Brick Lane, by Monica Ali, tells the story of a woman named Nazneen, who comes from a Bangladeshi village. She was born premature and her mother did not take her to a doctor, preferring to let Allah decide whether she would live or die. This story was told to her throughout her childhood in Bangladesh. This attitude was imprinted on Nazneen at a young age and the story revolves around her escaping this mental straitjacket. Obeying the traditions of her culture, Nazneen at the age of 18 betrothed to a Bengali man named Chanu that her parents choose for her and is forced to move to London with him. In London, Nazneen feels out of place and lonely, until she meets a man with whom she falls madly in love with. She decides to push fate aside and take control of her own life, by making the choice to start a relationship with this man behind her family's back. Nazneen finally begins to discover the attachment she feels toward her family and the hardships this sense of freedom brings to her. The book nicely displays Nazeen's development and shows how she grows as a character. In the beginning of the novel Nazneen is very shy, naive, and over powered, but towards the end she becomes much stronger and much more in-charge of her live. In the background of the story is the pre and post 9/11 lives of Muslim immigrants in the west provided from Nazneen's perspective.
From the moment I began to read this novel, I was absorbed into the life of Nazneen. Ali's descriptive writing makes one feel as if they alongside the character, going through her struggles and feeling her pain.

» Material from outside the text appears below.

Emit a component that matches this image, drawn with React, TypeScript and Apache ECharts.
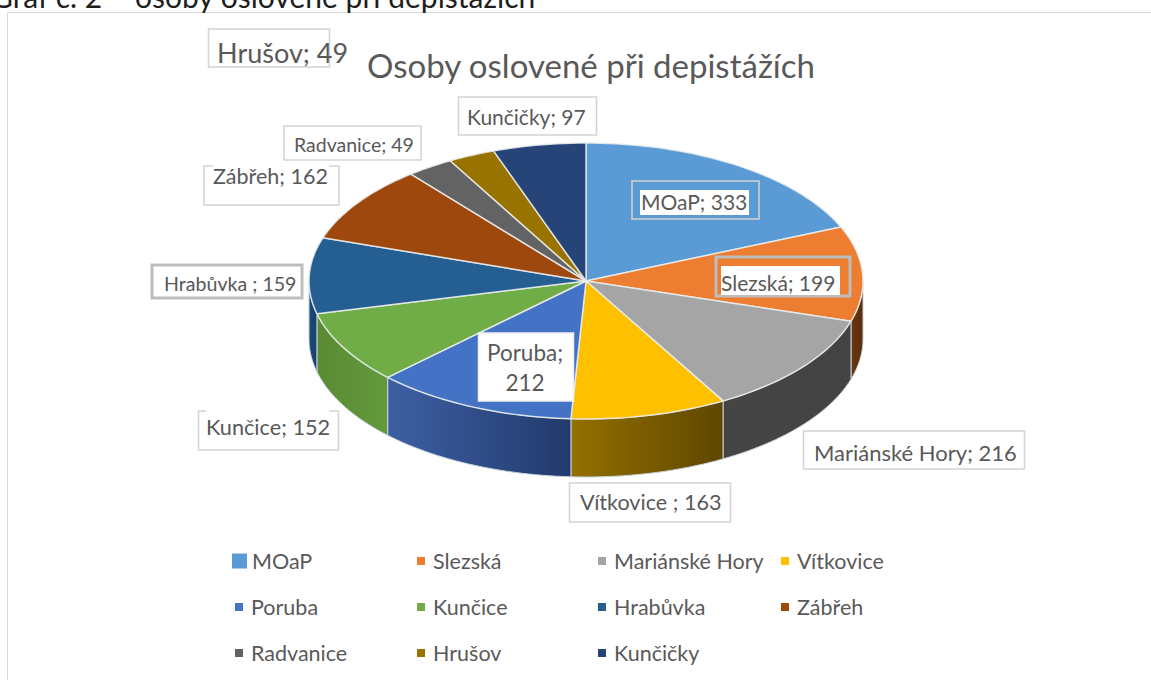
import React, { useEffect, useRef } from "react";
import * as echarts from "echarts";

const categories = ["MOaP", "Slezská", "Mariánské Hory", "Vítkovice", "Poruba", "Kunčice", "Hrabůvka", "Zábřeh", "Radvanice", "Hrušov", "Kunčičky"];
const values = [333, 199, 216, 163, 212, 152, 159, 162, 49, 49, 97];
const labelTexts = ["MOaP; 333", "Slezská; 199", "Mariánské Hory; 216", "Vítkovice ; 163", "Poruba;\n212", "Kunčice; 152", "Hrabůvka ; 159", "Zábřeh; 162", "Radvanice; 49", "Hrušov; 49", "Kunčičky; 97"];
const topColors = ["#5B9BD5", "#ED7D31", "#A5A5A5", "#FFC000", "#4472C4", "#70AD47", "#255E91", "#9E480E", "#636363", "#997300", "#264478"];
const sideFrom = ["#37618A", "#6A3510", "#454545", "#947000", "#3D5FA3", "#5A8A34", "#1B4B78", "#6A3009", "#444444", "#664D00", "#182E52"];
const sideTo = ["#37618A", "#5C2D0C", "#434343", "#5E4700", "#223A6C", "#639A3C", "#15406A", "#6A3009", "#444444", "#664D00", "#182E52"];
const pageTitle = "Graf č. 2 – osoby oslovené při depistážích";
const chartTitle = "Osoby oslovené při depistážích";

const FONT = "Lato";
const TEXT = "#595959";
const CX = 586, CY = 281, RX = 277, RY = 138, DEPTH = 58;
const total = values.reduce((a, b) => a + b, 0);

const pt = (deg: number, dy = 0): number[] => {
  const r = (deg * Math.PI) / 180;
  return [CX + RX * Math.sin(r), CY - RY * Math.cos(r) + dy];
};
const arc = (a: number, b: number, dy = 0): number[][] => {
  const n = Math.max(2, Math.ceil(Math.abs(b - a) / 1.5));
  const out: number[][] = [];
  for (let i = 0; i <= n; i++) out.push(pt(a + ((b - a) * i) / n, dy));
  return out;
};

const renderSlice = (index: number) => (_p: any, api: any) => {
  const v = api.value(0);
  const before = values.slice(0, index).reduce((a, b) => a + b, 0);
  const a = (before / total) * 360;
  const b = ((before + v) / total) * 360;
  const children: any[] = [];
  const sa = Math.max(a, 90), sb = Math.min(b, 270);
  if (sb > sa) {
    children.push({
      type: "polygon",
      shape: { points: [...arc(sa, sb), ...arc(sb, sa, DEPTH)] },
      style: {
        fill: new echarts.graphic.LinearGradient(0, 0, 1, 0, [
          { offset: 0, color: sideFrom[index] },
          { offset: 1, color: sideTo[index] },
        ]),
        stroke: "#C9D2DC",
        lineWidth: 1,
      },
    });
  }
  children.push({
    type: "polygon",
    shape: { points: [[CX, CY], ...arc(a, b)] },
    style: { fill: topColors[index], stroke: "rgba(235,240,240,0.85)", lineWidth: 1.5, lineJoin: "round" },
  });
  return { type: "group", children };
};

const box = (x: number, y: number, w: number, h: number, lw: number, stroke: string, fill: string) => ({
  type: "rect", shape: { x, y, width: w, height: h }, style: { fill, stroke, lineWidth: lw }, z: 10,
});
const patch = (x: number, y: number, w: number, h: number) => ({
  type: "rect", shape: { x, y, width: w, height: h }, style: { fill: "#fff" }, z: 11,
});
const txt = (text: string, x: number, y: number, size: number) => ({
  type: "text", x, y, z: 12,
  style: { text, font: `${size}px ${FONT}`, fill: TEXT, verticalAlign: "middle", align: "left" },
});
const LIGHT = "#D4D4D4";
const THICK = "#BDBDBD";
const NONE = "rgba(0,0,0,0)";

const buildGraphics = () => [
  { type: "polyline", shape: { points: [[7.5, 690], [7.5, 12.5], [1160, 12.5]] }, style: { stroke: "#D9D9D9", lineWidth: 1, fill: "none" }, z: 1 },
  { type: "text", x: -9, y: 11, z: 2, style: { text: pageTitle, font: `30px ${FONT}`, fill: "#1E1E1E", align: "left", verticalAlign: "bottom" } },
  { type: "text", x: 367, y: 65, z: 12, style: { text: chartTitle, font: `33px ${FONT}`, fill: TEXT, verticalAlign: "middle", align: "left" } },
  box(208.5, 29, 121, 38, 1.5, LIGHT, NONE), txt(labelTexts[9], 217, 52, 27),
  box(458.5, 97, 138, 38, 1.5, LIGHT, "#fff"), txt(labelTexts[10], 467, 116, 21),
  box(284, 126, 137, 34, 1.5, LIGHT, "#fff"), txt(labelTexts[8], 294, 144, 19.5),
  box(204, 166, 135, 39, 1.5, LIGHT, "#fff"), patch(213, 163, 116, 12), txt(labelTexts[7], 213, 176, 21.5),
  box(632, 181, 127, 38, 1.5, LIGHT, NONE), patch(640, 190, 109, 25), txt(labelTexts[0], 641, 201, 21),
  box(716, 257, 134, 39, 3, THICK, NONE), patch(721, 266, 119, 29), txt(labelTexts[1], 721, 282, 21),
  box(803.5, 431, 221, 38, 1.5, LIGHT, "#fff"), txt(labelTexts[2], 814, 452, 22),
  box(569.5, 483, 161, 39, 1.5, LIGHT, "#fff"), txt(labelTexts[3], 580, 502, 21.6),
  box(198.5, 411, 140, 39, 1.5, LIGHT, "#fff"), patch(206, 408, 123, 10), txt(labelTexts[5], 206, 427, 21.7),
  box(152, 265, 150, 33, 3, THICK, "#fff"), txt(labelTexts[6], 164, 283, 19.6),
  box(478.5, 333, 95, 68, 1.5, "#EFEFEF", "#fff"),
  { type: "text", x: 525, y: 367, z: 12, style: { text: labelTexts[4], font: `22.5px ${FONT}`, fill: TEXT, align: "center", verticalAlign: "middle", lineHeight: 30 } },
];

const legendBase = {
  orient: "vertical", selectedMode: false, icon: "rect", itemWidth: 8, itemHeight: 8, itemGap: 22,
  textStyle: { fontFamily: FONT, fontSize: 21.5, color: TEXT, lineHeight: 24, padding: [0, 0, 0, 3] },
};
const legendCols = [
  { left: 227, top: 544, data: [categories[0]], itemWidth: 15, itemHeight: 15, textStyle: { ...legendBase.textStyle, padding: [0, 0, 0, 0] } },
  { left: 230, top: 590, data: [categories[4], categories[8]] },
  { left: 412, top: 544, data: [categories[1], categories[5], categories[9]] },
  { left: 593, top: 544, data: [categories[2], categories[6], categories[10]] },
  { left: 776, top: 544, data: [categories[3], categories[7]] },
];

export default function App() {
  const ref = useRef<HTMLDivElement>(null);
  useEffect(() => {
    document.body.style.margin = "0";
    const chart = echarts.init(ref.current!, undefined, { renderer: "svg" });
    chart.setOption({
      animation: false,
      backgroundColor: "#fff",
      legend: legendCols.map((c) => ({ ...legendBase, ...c })),
      series: categories.map((name, i) => ({
        type: "custom",
        name,
        coordinateSystem: "none",
        itemStyle: { color: topColors[i] },
        data: [[values[i]]],
        renderItem: renderSlice(i),
        silent: true,
      })),
      graphic: buildGraphics(),
    });
    return () => chart.dispose();
  }, []);
  return <div ref={ref} style={{ width: 1151, height: 680 }} />;
}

I recommend this novel to readers who enjoy moving love stories, learning about new cultures, and experiencing the emotions of life. I very much enjoyed Monica Ali's cunning sense of metaphors, and her play on ideas. Monica has the power to make her audience physically sense her writing. I could smell the spices and feel Nazneen's disgust when observing Chanu's sloppiness. I had a difficult time putting it down, BUT there were parts that were somewhat dry, specially the letters :o( I loved how the details of London street-life are colored by Nazneen's lack of experience with the modern world. Brick Lane didn't wrap me up like some books do but the food descriptions made me very hungry, I rummaged through my freezer quite a few times and devoured samosas while reading this book :)
The Namesake and Interpreter of Maladies are good books by Jhumpa Lahiri , very touching and quite true to the reality that immigrants and children of immigrants from any nationality have to face.